Herd Wins, Holy Cow!

Not long ago, a wise man actor playing a wise borderline alcoholic sports commentator posed a serious question:

"Hey! If you were a hot dog...and you were starving, would you eat yourself?"  I know I would.  I'd smother myself in brown mustard and relish.  I'd be delicious.  What, my gentle Herd, does this have to do with last night's faux game?  I'm not really sure, honestly, but I am kind of hungry.

Last night the Mighty Herd once again whipped itself into a game-like frenzy to take on our friends at Tee Time.  Not since, well, ever has there been so much excitement around a game that counted for nothing but bragging rights, than there was last night on WP#4.  Since there was no official score keeper, I claim that we won by 37.

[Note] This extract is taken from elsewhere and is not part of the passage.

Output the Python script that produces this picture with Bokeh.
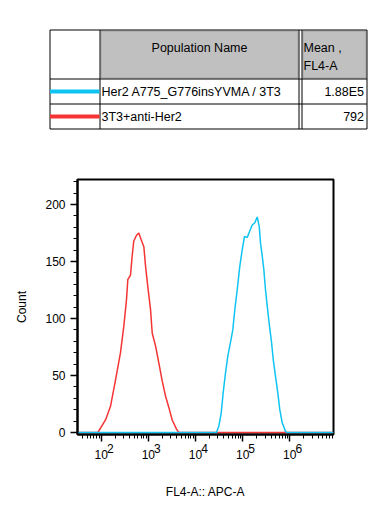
import numpy as np
from bokeh.plotting import figure
from bokeh.layouts import column
from bokeh.models import (Range1d, FixedTicker, ColumnDataSource, LogAxis,
                          CustomJSTickFormatter)
from bokeh.core.properties import value
from bokeh.embed import file_html
from bokeh.resources import INLINE

FONT = "Liberation Sans"

# ---------------- data ----------------
populations = ["Her2 A775_G776insYVMA / 3T3", "3T3+anti-Her2"]
mean_fl4a = ["1.88E5", "792"]
colors = ["#0fc4f2", "#f53434"]

# FL4-A (log10 of intensity) and counts
red_log10 = [1.497, 1.928, 2.091, 2.197, 2.303, 2.409, 2.479, 2.537, 2.564, 2.621,
             2.657, 2.691, 2.749, 2.797, 2.848, 2.904, 2.940, 2.988, 3.046, 3.082,
             3.152, 3.222, 3.294, 3.364, 3.434, 3.506, 3.597, 3.646, 6.927]
red_count = [0, 0, 11, 23, 46, 70, 93, 117, 134, 138,
             155, 168, 173, 175, 169, 163, 146, 128, 108, 87,
             76, 61, 45, 32, 22, 11, 3, 0, 0]

cyan_log10 = [1.497, 4.445, 4.494, 4.545, 4.587, 4.636, 4.685, 4.742, 4.791, 4.834,
              4.884, 4.940, 4.990, 5.039, 5.097, 5.145, 5.203, 5.258, 5.309, 5.351,
              5.379, 5.415, 5.449, 5.485, 5.521, 5.570, 5.613, 5.649, 5.698, 5.745,
              5.788, 5.839, 5.909, 5.945, 6.927]
cyan_count = [0, 0, 5.5, 17, 35, 52, 67, 79, 90, 108,
              125, 146, 160, 172, 171, 176, 182, 184, 189, 181,
              166, 155, 143, 125, 111, 93, 79, 64, 49, 35,
              20, 8.5, 1, 0, 0]

x_exponents = [2, 3, 4, 5, 6]
y_ticks = [0, 50, 100, 150, 200]
x_min_log, x_max_log = 1.497, 6.927
y_min, y_max = -1.75, 221.9

# ---------------- table ----------------
W = 376
TH = 168
t = figure(width=W, height=TH, x_range=Range1d(0, W), y_range=Range1d(TH, 0),
           output_backend="svg", toolbar_location=None,
           x_axis_location=None, y_axis_location=None, min_border=0,
           frame_align=False)
t.grid.visible = False
t.outline_line_color = None

col_x = [49.5, 99.5, 298.5, 301.5, 366.5]
row_y = [29.5, 78.5, 103.5, 128.5]

# gray header cells
t.quad(left=[100.5, 302.5], right=[297.5, 365.5], top=[30.5, 30.5], bottom=[77.5, 77.5],
       fill_color="#c0c0c0", line_color="#a4a4a4", line_width=1)

# grid lines
t.segment(x0=[col_x[0]] * 4, x1=[col_x[-1]] * 4, y0=row_y, y1=row_y,
          line_color="black", line_width=1)
t.segment(x0=col_x, x1=col_x, y0=[row_y[0]] * 5, y1=[row_y[-1]] * 5,
          line_color="black", line_width=1)

row_h = row_y[2] - row_y[1]
row_c = [row_y[1] + row_h * (i + 0.5) for i in range(len(populations))]
src = ColumnDataSource(dict(name=populations, mean=mean_fl4a, color=colors, y=row_c,
                            x0=[col_x[0]] * 2, x1=[col_x[1] - 0.5] * 2,
                            xn=[col_x[1] + 1.5] * 2, xm=[col_x[-1] - 3] * 2))
t.segment(x0="x0", x1="x1", y0="y", y1="y", line_color="color", line_width=4, source=src)
t.text(x="xn", y="y", text="name", source=src, text_font=value(FONT),
       text_font_size="12.5px", text_baseline="middle", text_align="left", text_color="black")
t.text(x="xm", y="y", text="mean", source=src, text_font=value(FONT),
       text_font_size="12.5px", text_baseline="middle", text_align="right", text_color="black")
t.text(x=[199], y=[47.5], text=["Population Name"], text_font=value(FONT),
       text_font_size="12.5px", text_baseline="middle", text_align="center", text_color="black")
t.text(x=[303, 303], y=[47.5, 65], text=["Mean ,", "FL4-A"], text_font=value(FONT),
       text_font_size="12.5px", text_baseline="middle", text_align="left", text_color="black")

# ---------------- histogram ----------------
PH = 504 - TH
p = figure(width=W, height=PH, x_axis_type="log",
           x_range=Range1d(10 ** x_min_log, 10 ** x_max_log),
           y_range=Range1d(y_min, y_max),
           output_backend="svg", toolbar_location=None,
           min_border_left=77, min_border_right=43, min_border_top=11, min_border_bottom=70,
           frame_align=False)
p.grid.visible = False
p.outline_line_color = "black"
p.outline_line_width = 2
p.background_fill_color = "white"
p.border_fill_color = "white"

p.line(x=10 ** np.array(red_log10), y=red_count, line_color=colors[1], line_width=1.5)
p.line(x=10 ** np.array(cyan_log10), y=cyan_count, line_color=colors[0], line_width=1.5)

majors = [10.0 ** e for e in x_exponents]
minors = [m * 10.0 ** k for k in range(1, 7) for m in range(1, 10)
          if 10 ** x_min_log <= m * 10.0 ** k <= 10 ** x_max_log]
p.xaxis.ticker = FixedTicker(ticks=majors, minor_ticks=minors)
# exponent row (nearest the axis), shifted right of the tick with en spaces
p.xaxis.formatter = CustomJSTickFormatter(
    code="return '\\u2002\\u2002\\u2002' + Math.round(Math.log10(tick)).toString()")
p.yaxis.ticker = FixedTicker(ticks=y_ticks, minor_ticks=list(range(0, 230, 10)))

for ax in (p.xaxis[0], p.yaxis[0]):
    ax.axis_line_width = 2
    ax.axis_line_color = "black"
    ax.major_tick_in = 0
    ax.minor_tick_in = 0
    ax.major_tick_out = 7
    ax.minor_tick_out = 4
    ax.major_tick_line_width = 1.5
    ax.minor_tick_line_width = 1
    ax.major_label_text_font = FONT
    ax.major_label_text_font_size = "12px"
    ax.major_label_text_color = "black"
    ax.axis_label_text_font = FONT
    ax.axis_label_text_font_size = "12px"
    ax.axis_label_text_font_style = "normal"
    ax.axis_label_text_color = "black"

p.xaxis.major_label_standoff = 0
p.yaxis.axis_label = "Count"
p.yaxis.major_label_standoff = 5
p.yaxis.axis_label_standoff = 13

# base "10" row
base_axis = LogAxis(ticker=FixedTicker(ticks=majors, minor_ticks=[]),
                    formatter=CustomJSTickFormatter(code="return '10'"),
                    axis_line_color=None, major_tick_line_color=None,
                    minor_tick_line_color=None, major_tick_out=0, major_tick_in=0,
                    minor_tick_out=0, minor_tick_in=0,
                    major_label_standoff=-9,
                    major_label_text_font=FONT, major_label_text_font_size="12px",
                    major_label_text_color="black",
                    axis_label="FL4-A:: APC-A", axis_label_standoff=23,
                    axis_label_text_font=FONT, axis_label_text_font_size="12px",
                    axis_label_text_font_style="normal", axis_label_text_color="black")
p.add_layout(base_axis, "below")

layout = column(t, p, spacing=0)
open("out.html", "w").write(file_html(layout, INLINE))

Led as always by Herd "I'm Half the Man I Used to be #loseit" Management, the Purps took to the field first to flash a little leather, and recorded a record 22 outs.  In one inning!  In perhaps the most exciting play of the young preseason, John "Sparkles, no wait, is it Flipper, no it's still Sparkles" Spivey made a catch that could only be described as eh-eh, eh-eh.eheheheh-tastic (ask Sparkles to translate that from dolphin to English).  Bryan "new aerodynamic face" Timmons ran down fly balls all over left center field and even caught a couple of them.  Oops.  Tomika "Sweet T" Fuller gave 162% effort at first base laying out and nearly making a play on a foul ball that rivaled that other purple team in town.  Seriously Tomika, you've already made the team, save some of that greatness for the regular season.

On the other side of the ball, the Herd put on a series of free clinics!

  • How to gracefully drop a bat in place after smashing the ball (101): Fantasy
  • How to hit the snot out of a softball (202): C-Nix
  • How to burn the opposing defense with unadulterated power (Seminar): SCA and Ice
  • Deceptive baserunning (PE): Biggie
  • Simply being awesome at life: Hep Cat Ketner and Goose
Next week, the Herd will again simulate battle with former dreaded rivals Compensated.  Be there!

Random Herd Facts:
The Herd is currently suing NBC, claiming Law and Order are trademarked names for its bat and throwing arm.

The Herd won The Voice using only sign language

The Herd has a bear rug in its room. The bear isn't dead it is just afraid to move.

The Herd walked right into Area 51, bought a Snapple, and walked out. No one dared to move.